Here are a few methods you can use to create your compost pile:
Create a Simple Open-Air Pile
This is the least expensive and simplest way to make a compost pile.
An open air pile just involves layering the various greens and browns as you would in any composting system. This is one of the most common styles of composting as it is the easiest to do.
You don’t need any additional materials, except perhaps a shovel or garden fork to turn the compost with.
This type of setup isn’t always ideal in some settings because of the appearance.
Use a Closed Compost Bin
A closed bin compost bin is typically small in size and made from plastic. They have their advantages for smaller locations, and they will keep your compost neat and tidy.
It is difficult, however, to bring this style of composter up to temperature as a hot compost system due to its smaller size.
It is difficult to turn the material inside, which limits your control over the internal temperature.
A tip to help turn the materials easier is to actually pull the bin straight up off the pile. This is usually fairly simple as the composter is usually light and easily lifts up.
After the contents are free to access, it’s is just a matter of mixing the material back into the bin again using either a garden fork or shovel.
Use an Open Bin
The open bins are the best option for the hot composting option. They’re usually made from wood and wire fencing. The openness makes it easy to turn the leaves and speed up decomposition.
The disadvantage here is the varying costs to build them. The price will depend on how big you want your compost pile.
They can range from $25 to $2,000 to construct.
Use a Tumbler
A tumbler will make things easier when it comes time to turn the compost. However, these devices are best used for cold composting.
Similar to the closed compost bins, the temperature is difficult to maintain in tumblers, making it hard to ensure that the weed seeds and harmful pathogens have been killed.
If using a tumbler, it is suggested that you add a shovel of soil into the mix. This will increase the diversity of the microbes in your compost, which will help speed things up a bit.
Potential Problems With Your Compost Pile
Composting leaves doesn’t come without problems. Here are a few of the most common issues:
It’s vital not to let your compost pile overheat. There are three elements that must all be present in order for a compost pile to catch fire:
- Dry material with pockets of debris that isn’t uniform
- Pile must have limited airflow
- Improper moisture distribution throughout the pile
While most overheated compost piles do not run the risk of catching fire, they can kill the necessary microbes needed to break down the leaves properly. This is why it is so important to keep your pile from overheating.
It is possible to compost diseased leaves; however, it requires a higher temperature to ensure any harmful pathogens are killed off. It isn’t wise to use any diseased leaves in a compost pile during the winter months.
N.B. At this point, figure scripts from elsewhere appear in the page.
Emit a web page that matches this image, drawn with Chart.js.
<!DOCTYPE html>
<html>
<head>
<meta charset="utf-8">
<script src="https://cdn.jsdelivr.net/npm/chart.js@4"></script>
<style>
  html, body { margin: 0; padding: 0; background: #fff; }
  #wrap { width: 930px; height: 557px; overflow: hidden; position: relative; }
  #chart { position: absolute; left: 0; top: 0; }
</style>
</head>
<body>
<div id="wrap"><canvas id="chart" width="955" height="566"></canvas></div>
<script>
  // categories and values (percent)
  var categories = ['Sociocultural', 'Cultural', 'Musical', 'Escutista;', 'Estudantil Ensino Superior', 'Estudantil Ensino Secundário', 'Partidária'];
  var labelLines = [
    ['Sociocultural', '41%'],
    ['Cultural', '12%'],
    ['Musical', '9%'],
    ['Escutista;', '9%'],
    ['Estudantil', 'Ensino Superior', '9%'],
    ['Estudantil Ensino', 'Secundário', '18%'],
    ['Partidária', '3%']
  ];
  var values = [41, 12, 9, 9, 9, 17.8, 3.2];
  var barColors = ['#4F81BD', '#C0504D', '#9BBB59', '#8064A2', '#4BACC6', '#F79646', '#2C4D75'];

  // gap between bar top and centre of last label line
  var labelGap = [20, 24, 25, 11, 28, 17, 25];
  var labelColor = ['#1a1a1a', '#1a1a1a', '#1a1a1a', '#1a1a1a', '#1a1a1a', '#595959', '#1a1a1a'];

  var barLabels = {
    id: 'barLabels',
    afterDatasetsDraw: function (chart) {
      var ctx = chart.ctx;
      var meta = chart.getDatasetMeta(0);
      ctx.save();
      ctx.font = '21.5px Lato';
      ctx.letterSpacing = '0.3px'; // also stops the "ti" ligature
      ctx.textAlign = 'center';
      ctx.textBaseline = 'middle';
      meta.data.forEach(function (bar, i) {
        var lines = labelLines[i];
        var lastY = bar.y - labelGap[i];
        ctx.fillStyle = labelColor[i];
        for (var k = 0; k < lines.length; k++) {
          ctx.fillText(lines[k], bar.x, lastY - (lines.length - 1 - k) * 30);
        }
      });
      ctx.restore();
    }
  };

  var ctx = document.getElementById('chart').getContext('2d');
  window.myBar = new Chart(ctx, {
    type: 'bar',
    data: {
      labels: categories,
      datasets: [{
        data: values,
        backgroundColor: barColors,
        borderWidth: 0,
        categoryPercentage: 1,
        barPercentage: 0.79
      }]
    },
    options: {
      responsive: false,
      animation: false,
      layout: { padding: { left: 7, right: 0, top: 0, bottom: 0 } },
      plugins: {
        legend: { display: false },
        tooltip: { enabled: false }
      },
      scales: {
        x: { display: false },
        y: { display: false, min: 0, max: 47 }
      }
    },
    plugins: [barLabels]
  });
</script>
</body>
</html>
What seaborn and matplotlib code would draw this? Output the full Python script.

These leaves can infest the rest of the pile, which could then be transferred to your plants.
If it’s possible, you should still try to turn your compost pile even in the winter months. As spring returns, continue turning at regular intervals to ensure the heat flows throughout.
Other Methods for Dealing With Leaves
Leaf mold is the material often found on the forest floor. It isn’t as rich in nutrients as compost is, but it can be used for mulching and controlling weeds.
You can make leaf mold quickly in a garage bag. You’ll want to follow the steps listed above, and you’ll just use a bag as your pile. Make sure to keep them wet, and you can “turn” the pile by shaking the bag every few weeks.
If you do use a bag, just remember to cut a few slits in the bag for airflow.
Composting can be a great solution to the autumn leaves cluttering your yard. Hopefully, this article has given you the fastest composting options that work for your space.